Before Kenya could secure one of the region’s biggest industrial investments, Tanzania had already moved to strengthen its ties with Africa’s richest man.
President Samia Suluhu has held fresh talks with Nigerian billionaire Aliko Dangote as Tanzania pushes to attract more large-scale investments in manufacturing, energy and transport infrastructure. The discussions come at a time when East African countries are increasingly competing to position themselves as the region’s industrial powerhouse, with Kenya also seeking to partner with Dangote on a multi-billion-shilling oil refinery.
The meeting in Dar es Salaam focused on investment opportunities that could accelerate industrial growth while creating jobs and expanding value addition within the country.
President Samia later instructed government ministries and agencies to begin technical discussions on the proposed projects to ensure they align with Tanzania’s development agenda and legal framework.
Dangote welcomed Tanzania’s investment climate, saying the country has strong potential for industries that process local resources instead of exporting raw materials.
“We have identified areas that can deliver significant value for Tanzania, and we are ready to work together to develop them for mutual benefit,” he said.
The discussions covered transport infrastructure, fertiliser production and energy, three sectors the government considers critical to achieving its industrialisation goals.
For Tanzania, attracting investment into fertiliser manufacturing could have a far-reaching impact on agriculture, which remains the country’s largest employer. Farmers across East Africa continue to rely heavily on imported fertiliser, exposing them to high prices and supply disruptions whenever global markets are affected.
Dangote on fertiliser
A local fertiliser plant would reduce dependence on imports while ensuring a more stable supply for farmers. It could also lower production costs, improve food security and strengthen Tanzania’s position as a supplier of agricultural inputs across the East African Community.
Dangote is no stranger to the fertiliser business. His fertiliser complex in Nigeria is one of Africa’s largest industrial projects, producing millions of tonnes annually for both local consumption and export. The company has steadily expanded its reach across African markets, making Tanzania a logical destination if it decides to establish another major production facility.
Energy also featured prominently during the discussions because fertiliser production depends on reliable supplies of natural gas and electricity.
Tanzania has spent years investing in power generation while seeking to commercialise its vast natural gas reserves. The country holds significant offshore and onshore gas deposits, particularly around Mtwara, and successive governments have viewed those resources as the foundation for future industrial growth.

Officials believe increased investment in energy-intensive industries would help transform Tanzania from a supplier of raw materials into a manufacturing economy capable of serving both domestic and regional markets.
The meeting also reflected the government’s broader strategy of attracting investors willing to establish industries that create employment, transfer technology, and increase exports.
Dangote already has a significant footprint in Tanzania through his cement factory in Mtwara, one of the largest industrial investments in the country.

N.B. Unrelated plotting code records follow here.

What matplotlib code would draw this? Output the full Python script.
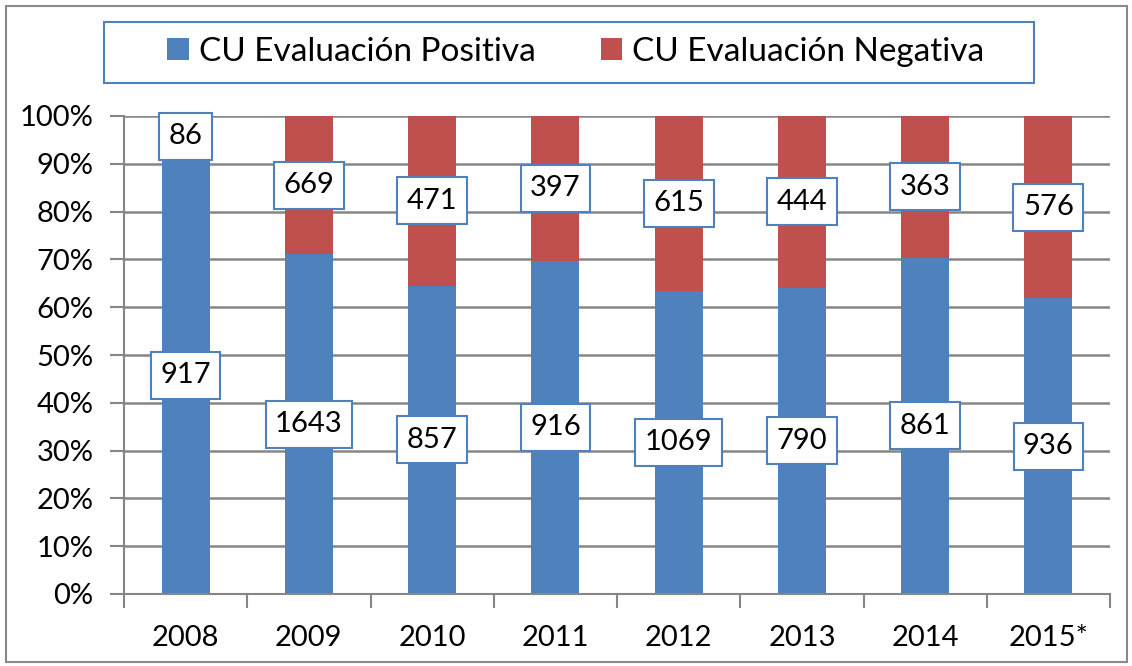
import matplotlib.pyplot as plt
import matplotlib.patches as mpatches
from matplotlib.path import Path
import numpy as np

plt.rcParams['font.family'] = ['Lato', 'DejaVu Sans']

years = ["2008", "2009", "2010", "2011", "2012", "2013", "2014", "2015*"]
positiva = [917, 1643, 857, 916, 1069, 790, 861, 936]
negativa = [86, 669, 471, 397, 615, 444, 363, 576]
series_names = ["CU Evaluación Positiva", "CU Evaluación Negativa"]

blue = "#4F81BD"
red = "#C0504D"
grid = "#868686"

pos = np.array(positiva, dtype=float)
neg = np.array(negativa, dtype=float)
tot = pos + neg
pos_pct = pos / tot * 100
neg_pct = neg / tot * 100
x = np.arange(len(years))


def label_box(x0, y0, width, height, mutation_size):
    # fixed 47px tall box, ~9.5px side padding (like the Excel data labels)
    cx = x0 + width / 2
    cy = y0 + height / 2
    w = width / 2 + 9.5
    h = 23.5
    return Path([(cx - w, cy - h), (cx + w, cy - h), (cx + w, cy + h),
                 (cx - w, cy + h), (cx - w, cy - h)], closed=True)


fig = plt.figure(figsize=(11.32, 6.66), dpi=100)
ax = fig.add_axes([124 / 1132, 1 - 594 / 666, (1110 - 124) / 1132, (594 - 116) / 666])

ax.bar(x, pos_pct, width=0.39, color=blue, label=series_names[0], zorder=2)
ax.bar(x, neg_pct, width=0.39, bottom=pos_pct, color=red, label=series_names[1], zorder=2)

box = dict(boxstyle=label_box, fc="white", ec=blue, lw=1.5)
for i in range(len(years)):
    ax.text(x[i], pos_pct[i] / 2, str(positiva[i]), ha="center", va="center",
            fontsize=21, bbox=box, zorder=3)
    ax.text(x[i], pos_pct[i] + neg_pct[i] / 2, str(negativa[i]), ha="center", va="center",
            fontsize=21, bbox=box, zorder=3)

ax.set_xlim(-0.5, len(years) - 0.5)
ax.set_ylim(0, 100)
ax.set_yticks(np.arange(0, 101, 10))
ax.set_yticklabels([f"{v}%" for v in range(0, 101, 10)], fontsize=21)
ax.set_xticks(x)
ax.set_xticklabels(years, fontsize=21)
ax.set_xticks(np.arange(-0.5, len(years), 1), minor=True)
ax.tick_params(axis="x", which="major", length=0, pad=22)
ax.tick_params(axis="x", which="minor", length=10, width=1.5, color=grid)
ax.tick_params(axis="y", length=10, width=1.5, color=grid, pad=12)
ax.yaxis.grid(True, color=grid, lw=1.8, zorder=0)
ax.set_axisbelow(True)
for s in ["top", "right"]:
    ax.spines[s].set_visible(False)
for s in ["left", "bottom"]:
    ax.spines[s].set_color(grid)
    ax.spines[s].set_linewidth(1.5)

# legend frame + entries
fig.patches.append(mpatches.Rectangle((104 / 1132, 1 - 83 / 666), 930 / 1132, 61 / 666,
                                      transform=fig.transFigure, fc="white", ec=blue, lw=1.5))
fig.legend(loc="center", bbox_to_anchor=(576 / 1132, 1 - 52 / 666), ncol=2, frameon=False,
           fontsize=24, handlelength=0.65, handleheight=0.65, handletextpad=0.3,
           columnspacing=1.95)

# outer border
fig.patches.append(mpatches.Rectangle((6 / 1132, 4 / 666), 1121 / 1132, 656 / 666,
                                      transform=fig.transFigure, fill=False, ec="#898989", lw=1.5))

fig.savefig("out.png", dpi=100)
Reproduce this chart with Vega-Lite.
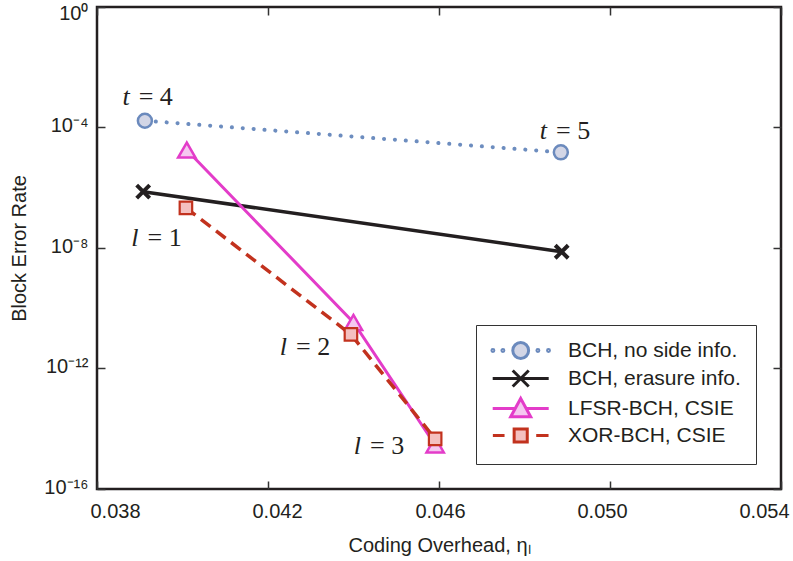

The plant supplies cement to Tanzania and neighbouring countries and has played a key role in boosting local manufacturing capacity.
The latest talks suggest both sides are now looking beyond cement and exploring opportunities in sectors that could deliver even greater economic benefits.
While Tanzania pursues multiple investment opportunities with Dangote, Kenya has focused much of its attention on convincing him to build a regional oil refinery.
President William Ruto has repeatedly argued that refining crude oil within East Africa would reduce fuel import costs, strengthen energy security and create thousands of jobs. Speaking during the National Prayer Breakfast in May, he revealed that he had discussed the project with Dangote.
“I had a chat with Mr Dangote yesterday, and he was telling me how much resistance has been built by the people we are buying fuel from now because they want to continue buying their fuel. But we have to make those decisions that will change our country,” Ruto said.
Dangote first proposed building a refinery in East Africa during the Africa We Build Summit held in Nairobi earlier this year. The project would be modelled on his massive Lagos refinery, which has become one of the world’s largest single-train refineries and is expected to reshape Africa’s fuel market.
The refinery is expected to process crude oil from Kenya’s Turkana fields, Uganda and other regional producers. However, its final location has yet to be agreed upon. Mombasa, Lamu and Tanzania’s port city of Tanga have all been mentioned as possible sites because of their existing infrastructure and strategic access to regional oil transport routes.
As both Kenya and Tanzania compete for Dangote’s next major investment, the outcome could shape the future of industrial development in East Africa. Whether through fertiliser production, energy projects or oil refining, governments across the region see private-sector investment as essential to creating jobs, boosting exports and reducing dependence on imported products.